Avant de retourner chez lui, Juan relance Arturo et Javier à propos du système de gestion de la prime équitable qu’a instauré la fédération. Auparavant, la gestion de la prime était laissée à la discrétion de chacune des organisations et plusieurs la reversaient tout simplement aux producteurs. Désormais, la fédération va retenir la prime et l’octroyer à ses organisations membres pour le financement de différents projets qu’elles devront lui soumettre. Javier estime que cette mesure favorisera le renforcement des organisations tout en permettant de démontrer à FLO comment la prime a été investie. Juan est parmi les producteurs qui s’opposent à cette pratique, estimant que les opérations de transformation et de commercialisation leur coûtent déjà suffisamment.

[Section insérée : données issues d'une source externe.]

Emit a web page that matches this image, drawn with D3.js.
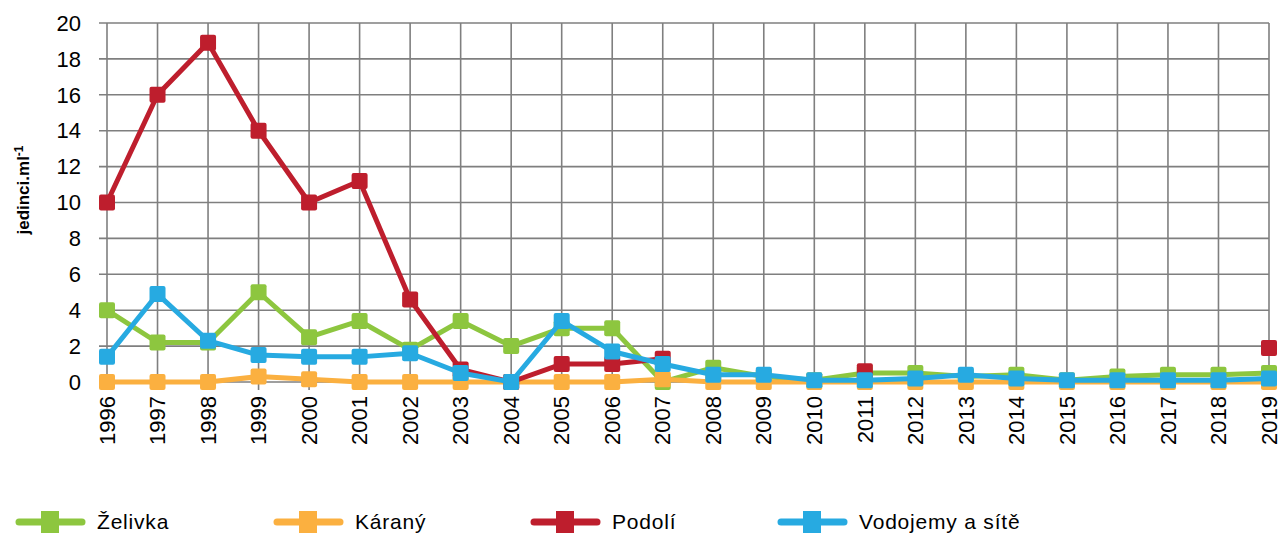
<!DOCTYPE html>
<html>
<head>
<meta charset="utf-8">
<script src="https://cdn.jsdelivr.net/npm/d3@7"></script>
<style>
  body { margin: 0; background: #fff; }
  svg { display: block; font-family: 'Liberation Sans', Arial, sans-serif; }
</style>
</head>
<body>
<svg id="chart" width="1281" height="536"></svg>
<script>
const years = d3.range(1996, 2020);
const yTicks = [0, 2, 4, 6, 8, 10, 12, 14, 16, 18, 20];

const zelivka = [4.0, 2.2, 2.2, 5.0, 2.5, 3.4, 1.8, 3.4, 2.0, 3.0, 3.0, 0.0, 0.8, 0.3, 0.1, 0.5, 0.5, 0.3, 0.4, 0.1, 0.3, 0.4, 0.4, 0.5];
const karany = [0, 0, 0, 0.3, 0.15, 0, 0, 0, 0, 0, 0, 0.15, 0, 0, 0, 0, 0, 0, 0, 0, 0, 0, 0, 0];
const podoli = [10, 16, 18.9, 14, 10, 11.2, 4.6, 0.7, 0, 1.0, 1.0, 1.3, null, null, null, 0.6, null, null, null, null, null, null, null, 1.9];
const vodojemy = [1.4, 4.9, 2.3, 1.5, 1.4, 1.4, 1.6, 0.5, 0, 3.4, 1.7, 1.0, 0.4, 0.4, 0.1, 0.1, 0.2, 0.4, 0.2, 0.1, 0.1, 0.1, 0.1, 0.2];

const seriesNames = ['Želivka', 'Káraný', 'Podolí', 'Vodojemy a sítě'];
const seriesColors = ['#8dc63f', '#fbb040', '#be1e2d', '#27aae1'];
const seriesValues = [zelivka, karany, podoli, vodojemy];

const svg = d3.select('#chart');
const x = d3.scalePoint().domain(years).range([107, 1269]);
const y = d3.scaleLinear().domain([0, 20]).range([382, 23]);

// grid
const grid = svg.append('g');
grid.selectAll('line.h').data(yTicks).enter().append('line')
    .attr('x1', 99).attr('x2', 1269)
    .attr('y1', d => y(d)).attr('y2', d => y(d))
    .attr('stroke', '#7f7f7f').attr('stroke-width', 1.6);
grid.selectAll('line.v').data(years).enter().append('line')
    .attr('x1', d => x(d)).attr('x2', d => x(d))
    .attr('y1', 23).attr('y2', 390)
    .attr('stroke', '#7f7f7f').attr('stroke-width', 1.6);

// y tick labels
svg.append('g').selectAll('text').data(yTicks).enter().append('text')
    .attr('x', 81).attr('y', d => y(d)).attr('dy', '0.35em')
    .attr('text-anchor', 'end').attr('font-size', 22).attr('fill', '#000')
    .text(d => d);

// x tick labels
svg.append('g').selectAll('text').data(years).enter().append('text')
    .attr('transform', d => 'translate(' + x(d) + ',396) rotate(-90)')
    .attr('dy', '0.35em').attr('text-anchor', 'end')
    .attr('font-size', 22).attr('fill', '#000')
    .text(d => d);

// y axis title
const yt = svg.append('text')
    .attr('transform', 'translate(29,190) rotate(-90)')
    .attr('text-anchor', 'middle').attr('font-size', 17).attr('font-weight', 'bold');
yt.append('tspan').text('jedinci.ml');
yt.append('tspan').attr('dy', -6).attr('font-size', 12).text('-1');

// series
const line = d3.line()
    .defined(d => d.v !== null)
    .x(d => x(d.year)).y(d => y(d.v));

seriesValues.forEach((vals, i) => {
    const pts = vals.map((v, j) => ({ year: years[j], v: v }));
    const g = svg.append('g');
    g.append('path').datum(pts)
        .attr('d', line).attr('fill', 'none')
        .attr('stroke', seriesColors[i]).attr('stroke-width', 5)
        .attr('stroke-linejoin', 'round');
    g.selectAll('rect').data(pts.filter(d => d.v !== null)).enter().append('rect')
        .attr('x', d => x(d.year) - 8).attr('y', d => y(d.v) - 8)
        .attr('width', 16).attr('height', 16).attr('rx', 2)
        .attr('fill', seriesColors[i]);
});

// legend
const legendX = [50, 308, 565, 812];
const legend = svg.append('g').selectAll('g').data(seriesNames).enter().append('g')
    .attr('transform', (d, i) => 'translate(' + legendX[i] + ',522)');
legend.append('line')
    .attr('x1', -31).attr('x2', 32).attr('y1', 0).attr('y2', 0)
    .attr('stroke', (d, i) => seriesColors[i]).attr('stroke-width', 7)
    .attr('stroke-linecap', 'round');
legend.append('rect')
    .attr('x', -9).attr('y', -11).attr('width', 18).attr('height', 22)
    .attr('fill', (d, i) => seriesColors[i]);
legend.append('text')
    .attr('x', 47).attr('dy', '0.35em').attr('font-size', 21)
    .attr('letter-spacing', 0.8)
    .text(d => d);
</script>
</body>
</html>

Arturo rappelle à Juan que Café Chiapas pourra profiter de cette mesure pour financer partiellement la construction d’un nouvel entrepôt sur le terrain qu’elle a acquis récemment. Mais la prime équitable n’est pas suffisante pour couvrir tous les coûts : l’organisation devra quand même trouver d’autres sources de financement. Elle pourra, par exemple, demander une contribution spéciale de ses producteurs membres, ce qui sera discuté lors de la prochaine réunion mensuelle de Café Chiapas, s’il y en a une… Car depuis l’élection du nouveau comité exécutif de Café Chiapas il y a de cela un an et demi, l’organisation traverse une période difficile. Le changement de comité exécutif s’est fait dans une atmosphère de conflits et les producteurs participent désormais beaucoup moins à la gouvernance de l’organisation. Depuis des mois, le comité exécutif a promis de présenter les états financiers aux membres de l’organisation, mais ne l’a pas encore fait…
Tout a commencé avec une histoire de prêt contracté par le comité exécutif sans l’accord de l’assemblée. Parce que l’organisation devait rapidement procéder à l’achat d’un terrain, le trésorier a lui-même fait un prêt à son organisation pour qu’elle achète le fameux terrain à un taux d’intérêt de 10% par mois, sans que cette décision soit approuvée par les membres. Constatant ce fait, Arturo est intervenu.Mais plutôt que d’affronter le comité en place, l’ensemble des membres attend patiemment la fin du mandat dans six mois pour élire un autre comité exécutif. Les communications entre les membres de l’organisation sont d’autant plus difficiles que ceux-ci sont relativement dispersés sur le territoire. C’est dans cette atmosphère tendue que la fédération a assigné l’ingénieur Arturo à Café Chiapas dans l’objectif de renforcer la cohésion.
Il est maintenant 13 heures : Juan ira encaisser son chèque avant de retourner chez lui pour le repas du midi.